=== AIM OF THE TASK ===
Where a line of the listing below includes the word "matplotlib", reproduce that line.

▬▬▬▬▬▬▬▬▬▬

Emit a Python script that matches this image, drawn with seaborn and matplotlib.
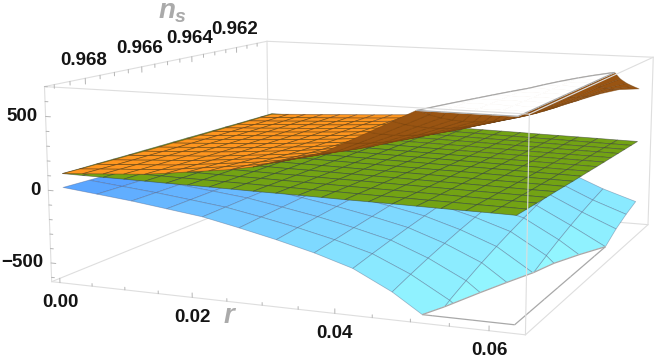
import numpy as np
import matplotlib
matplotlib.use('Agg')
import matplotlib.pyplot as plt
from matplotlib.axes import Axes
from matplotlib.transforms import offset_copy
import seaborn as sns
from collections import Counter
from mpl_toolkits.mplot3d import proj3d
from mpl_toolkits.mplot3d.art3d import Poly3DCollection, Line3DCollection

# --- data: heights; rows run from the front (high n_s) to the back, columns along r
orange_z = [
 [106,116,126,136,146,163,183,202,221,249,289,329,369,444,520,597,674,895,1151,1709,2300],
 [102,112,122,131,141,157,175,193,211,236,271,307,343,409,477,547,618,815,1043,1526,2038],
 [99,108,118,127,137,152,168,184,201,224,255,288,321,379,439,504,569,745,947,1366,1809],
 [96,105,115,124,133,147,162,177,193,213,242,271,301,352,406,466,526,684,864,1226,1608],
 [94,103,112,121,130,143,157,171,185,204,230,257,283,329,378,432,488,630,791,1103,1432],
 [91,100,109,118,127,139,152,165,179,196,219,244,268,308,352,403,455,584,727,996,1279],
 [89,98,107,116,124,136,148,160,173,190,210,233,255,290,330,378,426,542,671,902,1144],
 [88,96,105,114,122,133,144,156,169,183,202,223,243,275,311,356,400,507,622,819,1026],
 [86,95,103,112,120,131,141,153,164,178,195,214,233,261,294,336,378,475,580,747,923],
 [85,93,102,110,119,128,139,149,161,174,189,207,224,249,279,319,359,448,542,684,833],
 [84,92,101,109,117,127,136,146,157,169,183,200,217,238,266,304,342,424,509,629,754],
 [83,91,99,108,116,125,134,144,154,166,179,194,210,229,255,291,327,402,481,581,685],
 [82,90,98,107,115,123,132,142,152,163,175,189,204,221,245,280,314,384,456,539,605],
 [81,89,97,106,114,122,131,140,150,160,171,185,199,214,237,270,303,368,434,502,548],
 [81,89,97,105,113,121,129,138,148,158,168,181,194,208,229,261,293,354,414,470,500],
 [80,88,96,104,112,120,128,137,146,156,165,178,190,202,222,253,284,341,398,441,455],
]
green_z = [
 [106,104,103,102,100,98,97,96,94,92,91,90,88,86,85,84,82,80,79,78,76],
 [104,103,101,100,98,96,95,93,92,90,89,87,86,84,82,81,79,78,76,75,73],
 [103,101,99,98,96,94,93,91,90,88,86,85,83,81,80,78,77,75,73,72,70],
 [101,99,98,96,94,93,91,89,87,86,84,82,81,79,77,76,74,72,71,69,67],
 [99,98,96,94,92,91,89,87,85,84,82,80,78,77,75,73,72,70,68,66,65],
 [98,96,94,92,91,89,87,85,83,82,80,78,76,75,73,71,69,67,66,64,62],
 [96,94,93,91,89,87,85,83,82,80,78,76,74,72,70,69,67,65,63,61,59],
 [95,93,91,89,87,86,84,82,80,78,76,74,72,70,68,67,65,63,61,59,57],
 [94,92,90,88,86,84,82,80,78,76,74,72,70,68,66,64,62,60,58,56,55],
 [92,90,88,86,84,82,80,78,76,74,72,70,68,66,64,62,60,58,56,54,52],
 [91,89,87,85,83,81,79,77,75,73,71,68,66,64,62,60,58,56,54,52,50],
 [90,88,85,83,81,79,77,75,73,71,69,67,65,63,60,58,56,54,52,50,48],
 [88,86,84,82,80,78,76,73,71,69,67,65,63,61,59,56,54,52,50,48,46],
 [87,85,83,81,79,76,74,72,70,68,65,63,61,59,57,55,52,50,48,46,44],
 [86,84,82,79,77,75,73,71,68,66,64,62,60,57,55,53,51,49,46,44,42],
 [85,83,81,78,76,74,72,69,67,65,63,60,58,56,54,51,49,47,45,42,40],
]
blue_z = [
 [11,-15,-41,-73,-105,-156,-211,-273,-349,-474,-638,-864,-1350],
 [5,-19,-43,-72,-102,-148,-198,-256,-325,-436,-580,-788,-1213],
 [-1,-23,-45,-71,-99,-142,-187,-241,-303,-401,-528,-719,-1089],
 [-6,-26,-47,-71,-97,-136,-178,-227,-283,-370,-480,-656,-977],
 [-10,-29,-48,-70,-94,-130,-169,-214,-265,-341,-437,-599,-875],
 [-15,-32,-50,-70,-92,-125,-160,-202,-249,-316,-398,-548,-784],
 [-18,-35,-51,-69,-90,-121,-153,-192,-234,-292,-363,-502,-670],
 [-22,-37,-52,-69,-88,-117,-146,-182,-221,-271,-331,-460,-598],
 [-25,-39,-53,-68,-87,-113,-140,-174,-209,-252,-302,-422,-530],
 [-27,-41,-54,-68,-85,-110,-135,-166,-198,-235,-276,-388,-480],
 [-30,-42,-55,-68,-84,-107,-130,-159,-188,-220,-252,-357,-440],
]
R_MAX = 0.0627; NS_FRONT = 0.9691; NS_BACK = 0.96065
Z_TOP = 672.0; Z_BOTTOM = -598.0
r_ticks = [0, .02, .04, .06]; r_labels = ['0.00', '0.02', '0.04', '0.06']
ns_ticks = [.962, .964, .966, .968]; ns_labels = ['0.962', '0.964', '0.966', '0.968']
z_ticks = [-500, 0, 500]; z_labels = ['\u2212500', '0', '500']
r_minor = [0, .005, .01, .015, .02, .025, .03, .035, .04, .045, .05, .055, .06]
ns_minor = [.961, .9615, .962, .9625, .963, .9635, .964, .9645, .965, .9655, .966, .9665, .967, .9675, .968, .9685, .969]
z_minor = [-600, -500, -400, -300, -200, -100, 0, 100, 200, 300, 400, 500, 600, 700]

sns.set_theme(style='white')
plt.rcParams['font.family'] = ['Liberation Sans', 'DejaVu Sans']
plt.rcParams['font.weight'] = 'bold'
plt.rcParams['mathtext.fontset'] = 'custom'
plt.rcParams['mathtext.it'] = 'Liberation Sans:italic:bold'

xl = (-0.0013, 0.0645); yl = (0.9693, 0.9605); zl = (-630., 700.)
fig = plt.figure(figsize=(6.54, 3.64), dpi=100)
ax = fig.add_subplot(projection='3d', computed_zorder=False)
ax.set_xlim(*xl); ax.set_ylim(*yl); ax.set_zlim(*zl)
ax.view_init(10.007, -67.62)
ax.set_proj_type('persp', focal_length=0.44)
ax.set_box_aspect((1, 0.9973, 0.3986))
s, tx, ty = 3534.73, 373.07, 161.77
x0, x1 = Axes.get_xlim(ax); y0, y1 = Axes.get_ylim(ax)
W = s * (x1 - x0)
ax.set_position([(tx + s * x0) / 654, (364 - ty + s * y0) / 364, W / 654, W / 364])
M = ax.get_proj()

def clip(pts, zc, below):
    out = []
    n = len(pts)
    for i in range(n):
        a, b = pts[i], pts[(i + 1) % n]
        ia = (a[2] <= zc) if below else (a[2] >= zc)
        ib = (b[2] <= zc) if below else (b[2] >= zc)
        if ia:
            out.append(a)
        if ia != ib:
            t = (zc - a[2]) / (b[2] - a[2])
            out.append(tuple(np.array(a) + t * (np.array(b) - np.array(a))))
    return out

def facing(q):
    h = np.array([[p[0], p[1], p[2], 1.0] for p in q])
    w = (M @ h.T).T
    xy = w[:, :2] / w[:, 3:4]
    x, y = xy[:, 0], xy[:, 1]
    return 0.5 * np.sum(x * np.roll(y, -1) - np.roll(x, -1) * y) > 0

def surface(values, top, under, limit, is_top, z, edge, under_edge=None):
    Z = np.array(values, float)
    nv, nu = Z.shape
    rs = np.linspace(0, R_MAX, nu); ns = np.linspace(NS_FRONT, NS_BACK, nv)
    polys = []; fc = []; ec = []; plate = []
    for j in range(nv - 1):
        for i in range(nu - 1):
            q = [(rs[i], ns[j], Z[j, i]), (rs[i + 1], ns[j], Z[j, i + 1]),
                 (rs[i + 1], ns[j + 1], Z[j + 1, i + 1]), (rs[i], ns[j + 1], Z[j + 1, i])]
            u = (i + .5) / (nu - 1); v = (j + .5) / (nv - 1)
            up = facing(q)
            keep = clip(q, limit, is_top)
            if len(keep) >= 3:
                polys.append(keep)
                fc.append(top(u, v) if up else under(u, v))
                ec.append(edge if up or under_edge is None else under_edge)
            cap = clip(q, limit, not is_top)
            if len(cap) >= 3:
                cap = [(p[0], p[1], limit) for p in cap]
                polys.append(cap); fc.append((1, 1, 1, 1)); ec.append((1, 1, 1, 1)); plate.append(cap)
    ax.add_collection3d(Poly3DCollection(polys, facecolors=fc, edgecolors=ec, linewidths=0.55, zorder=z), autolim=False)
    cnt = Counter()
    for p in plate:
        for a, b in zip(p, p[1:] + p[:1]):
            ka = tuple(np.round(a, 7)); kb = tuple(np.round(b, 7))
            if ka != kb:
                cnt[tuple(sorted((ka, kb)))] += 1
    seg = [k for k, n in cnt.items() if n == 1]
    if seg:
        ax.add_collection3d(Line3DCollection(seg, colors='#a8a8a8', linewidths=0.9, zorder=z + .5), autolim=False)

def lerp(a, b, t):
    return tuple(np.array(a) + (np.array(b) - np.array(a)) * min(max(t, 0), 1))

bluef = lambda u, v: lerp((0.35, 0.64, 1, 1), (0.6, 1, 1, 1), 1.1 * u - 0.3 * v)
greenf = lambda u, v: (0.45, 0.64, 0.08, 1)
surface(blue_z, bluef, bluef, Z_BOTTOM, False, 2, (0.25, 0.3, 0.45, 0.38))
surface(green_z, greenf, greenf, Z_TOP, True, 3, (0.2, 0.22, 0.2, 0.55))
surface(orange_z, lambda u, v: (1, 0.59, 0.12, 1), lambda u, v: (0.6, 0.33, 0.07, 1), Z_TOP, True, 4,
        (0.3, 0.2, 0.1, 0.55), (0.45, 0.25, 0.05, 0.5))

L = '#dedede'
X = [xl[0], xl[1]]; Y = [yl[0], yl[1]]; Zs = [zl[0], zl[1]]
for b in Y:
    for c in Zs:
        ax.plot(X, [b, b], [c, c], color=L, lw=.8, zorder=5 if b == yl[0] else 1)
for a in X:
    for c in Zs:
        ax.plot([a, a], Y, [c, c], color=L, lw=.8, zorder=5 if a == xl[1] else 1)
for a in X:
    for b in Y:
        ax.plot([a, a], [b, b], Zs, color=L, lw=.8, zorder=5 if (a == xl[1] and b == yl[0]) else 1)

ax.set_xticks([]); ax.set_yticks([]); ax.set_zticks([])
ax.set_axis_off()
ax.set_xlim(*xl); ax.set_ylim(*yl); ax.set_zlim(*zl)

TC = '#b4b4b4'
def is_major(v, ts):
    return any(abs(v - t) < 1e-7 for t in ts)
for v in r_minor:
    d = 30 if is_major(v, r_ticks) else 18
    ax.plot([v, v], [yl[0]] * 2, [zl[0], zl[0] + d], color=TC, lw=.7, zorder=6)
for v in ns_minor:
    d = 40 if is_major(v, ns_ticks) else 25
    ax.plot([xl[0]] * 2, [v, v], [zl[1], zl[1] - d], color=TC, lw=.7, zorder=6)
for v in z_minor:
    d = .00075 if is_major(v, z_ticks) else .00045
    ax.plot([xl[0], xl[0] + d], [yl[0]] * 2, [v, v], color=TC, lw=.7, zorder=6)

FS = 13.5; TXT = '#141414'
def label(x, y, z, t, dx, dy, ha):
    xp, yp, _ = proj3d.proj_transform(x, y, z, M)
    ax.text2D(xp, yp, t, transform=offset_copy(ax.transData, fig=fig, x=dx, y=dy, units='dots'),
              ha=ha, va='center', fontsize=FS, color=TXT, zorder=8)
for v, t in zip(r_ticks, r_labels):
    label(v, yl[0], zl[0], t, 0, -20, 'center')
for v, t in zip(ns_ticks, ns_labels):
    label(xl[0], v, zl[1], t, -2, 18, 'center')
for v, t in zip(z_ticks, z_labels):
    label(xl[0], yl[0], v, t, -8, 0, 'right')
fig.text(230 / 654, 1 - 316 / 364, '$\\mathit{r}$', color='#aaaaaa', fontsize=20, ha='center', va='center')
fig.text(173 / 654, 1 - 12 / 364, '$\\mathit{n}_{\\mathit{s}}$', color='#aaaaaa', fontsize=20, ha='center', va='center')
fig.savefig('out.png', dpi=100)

▬▬▬▬▬▬▬▬▬▬

=== OUTPUT ===
Emit a Python script that matches this image, drawn with seaborn and matplotlib.
import matplotlib
matplotlib.use('Agg')
import matplotlib.pyplot as plt
from matplotlib.axes import Axes
from matplotlib.transforms import offset_copy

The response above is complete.